While no countries were mentioned by name, diplomats said that the clause was directed most strongly at China, which has run up a huge trade surplus on its path to becoming the world’s manufacturing hub.

Chinese President Hu Jintao said he was ‘soberly aware’ of the need to rebalance the global economy, but warned it would take time.

‘It cannot be done overnight. We must make persistent efforts to push forward this process,’ Hu said, according to the Chinese state news agency Xinhua.

The G20 also agreed to extend a ban on protectionism until at least 2013. World powers initially adopted the ban at the first-ever G20 summit in Washington in November 2008, as the world financial crisis bit deep.

The leaders pushed back broader questions over financial regulatory reform and over the leadership of the World Bank and International Monetary Fund to the G20’s next summit in November.

Europe did not find support for a G20-wide levy on banks, or a tax on international financial transactions, to curb risk-taking in the financial sector in the wake of the 2008 credit crisis.

European countries and the US are keen to make their banks pay for the colossal state rescue packages doled out over the last year and a half.
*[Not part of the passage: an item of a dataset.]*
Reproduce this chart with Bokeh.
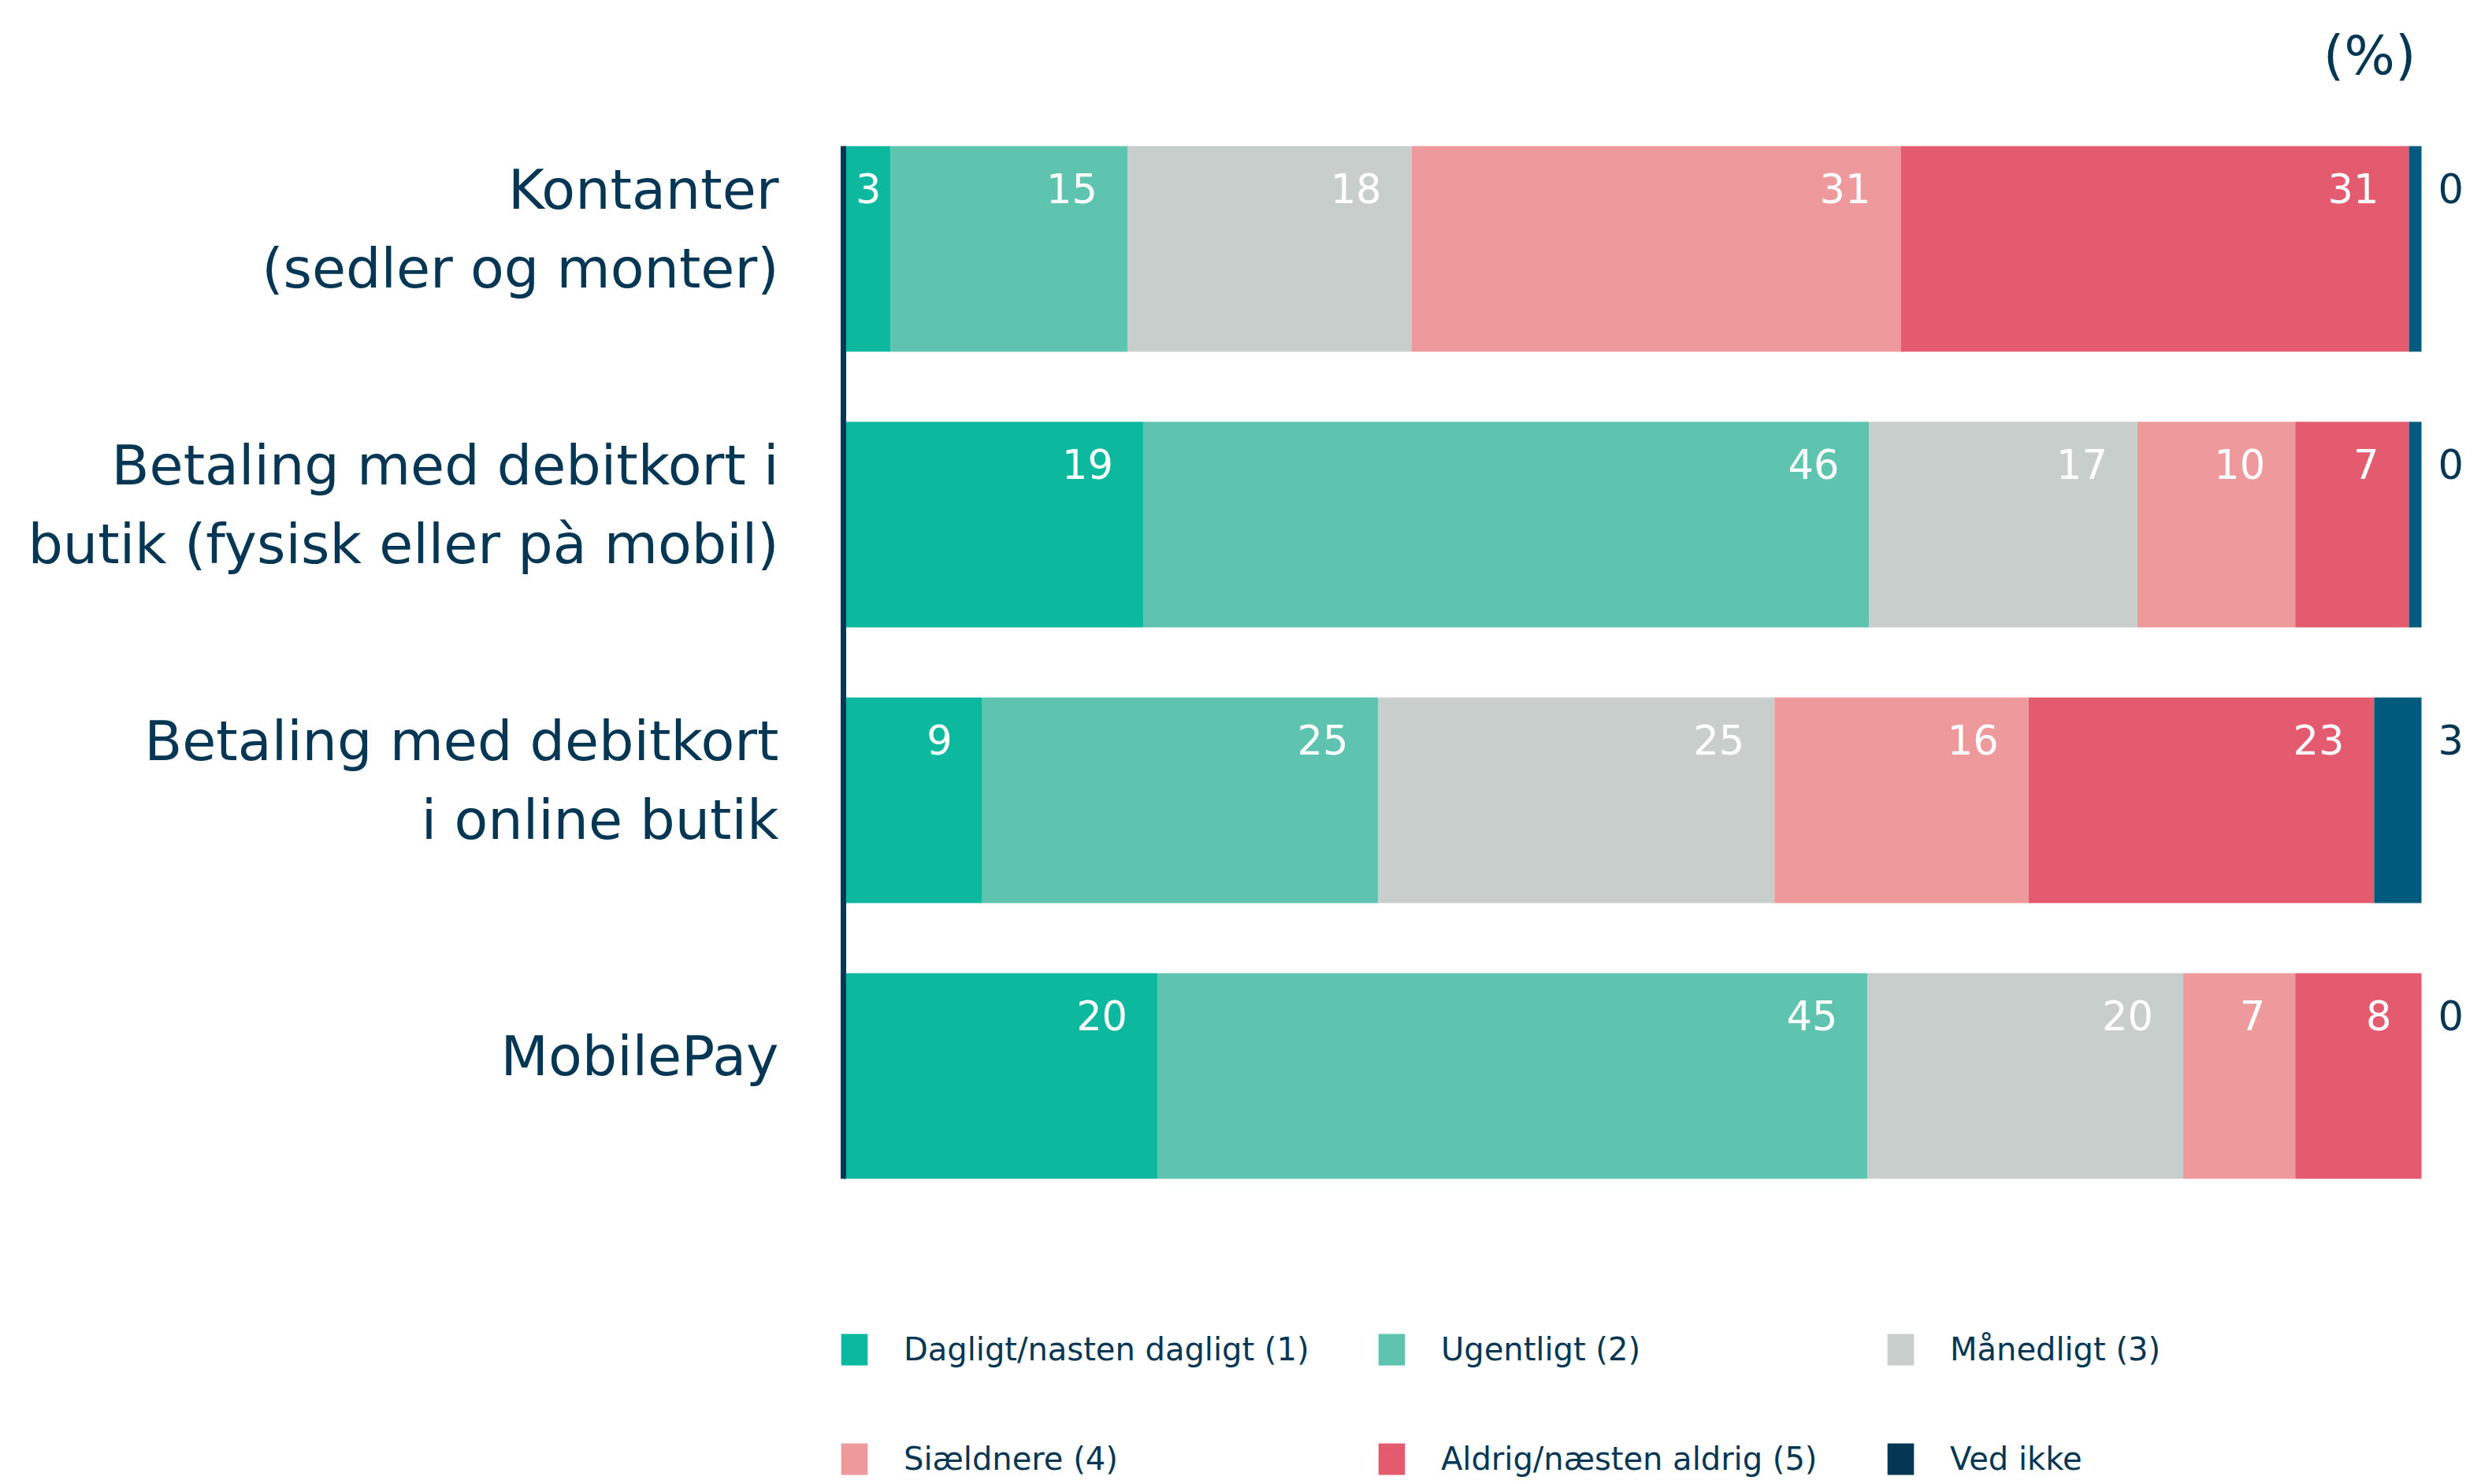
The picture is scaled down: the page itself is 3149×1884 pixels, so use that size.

But Canada and developing states, whose banking sectors were less hard hit by the crisis, oppose calls for a G20-wide levy, fearing it would harm their financial industries.

Leaders at a dinner Saturday reached compromise by agreeing that those states which want to go ahead with bank levies can do so, but that states which do not want to do not have to.

‘We welcome that our partners agreed to make the financial sector participate in the costs of repair, resolution and prevention and recognised the bank levy as a useful instrument,’ European Commission President Jose Manuel Barroso said.